By 1851, the population of Sunderland had grown and it was estimated that there were at least 4000 Catholics living in the city. In 1852, two side chapels were added to the church to accommodate the growing congregation. Bonomi had allowed for such an expansion in his initial designs.

In 1937, an organ was added to the church. It was acquired from the Rex Theatre in South Shields and refurbished in 1992.

===World War II===
In March and May 1943, the church was damaged by air raids. The main roof was damaged and had to be rebuilt. Also, the majority of the church's stained glass was destroyed. In 1946 and 1947, the stained glass was replaced. The new glass cost £1000 and was bought from a firm one called Jansen & Co. from the Netherlands.
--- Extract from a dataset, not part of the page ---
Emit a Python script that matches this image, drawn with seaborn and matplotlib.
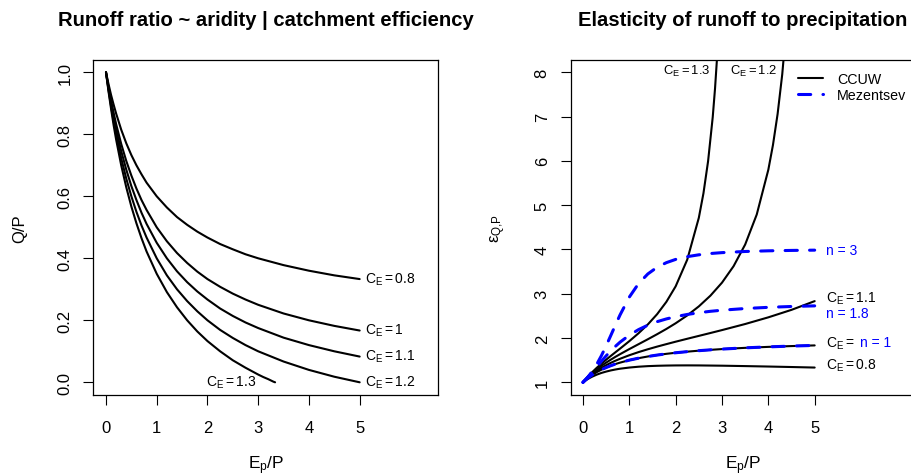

Jansens & Co. also redecorated the altars and the stations of the cross. On 24 September 1947, after the repairs were complete and the church was consecrated by the Bishop of Hexham and Newcastle, Joseph McCormack.

===Reordering===
In 1982 the church was reordered as part of the liturgical changes of the Second Vatican Council. The pulpit and altar rails were removed and a new altar was bought and brought forward. The altar in the Lady Chapel was removed, leaving the reredos of the Annunciation in place. The stations of the cross were temporarily moved to the back of the church and many statues removed. The church redecorated and a new heating system was installed. A narthex was also made. The total cost of these works came to roughly £130,000. On 16 April 1982, the new altar was consecrated by Bishop Owen Swindlehurst. From 2002 to 2003, the church was again repaired and redecorated.

==Parish==
The church has two Masses every Sunday: 10:30am and 5:00pm.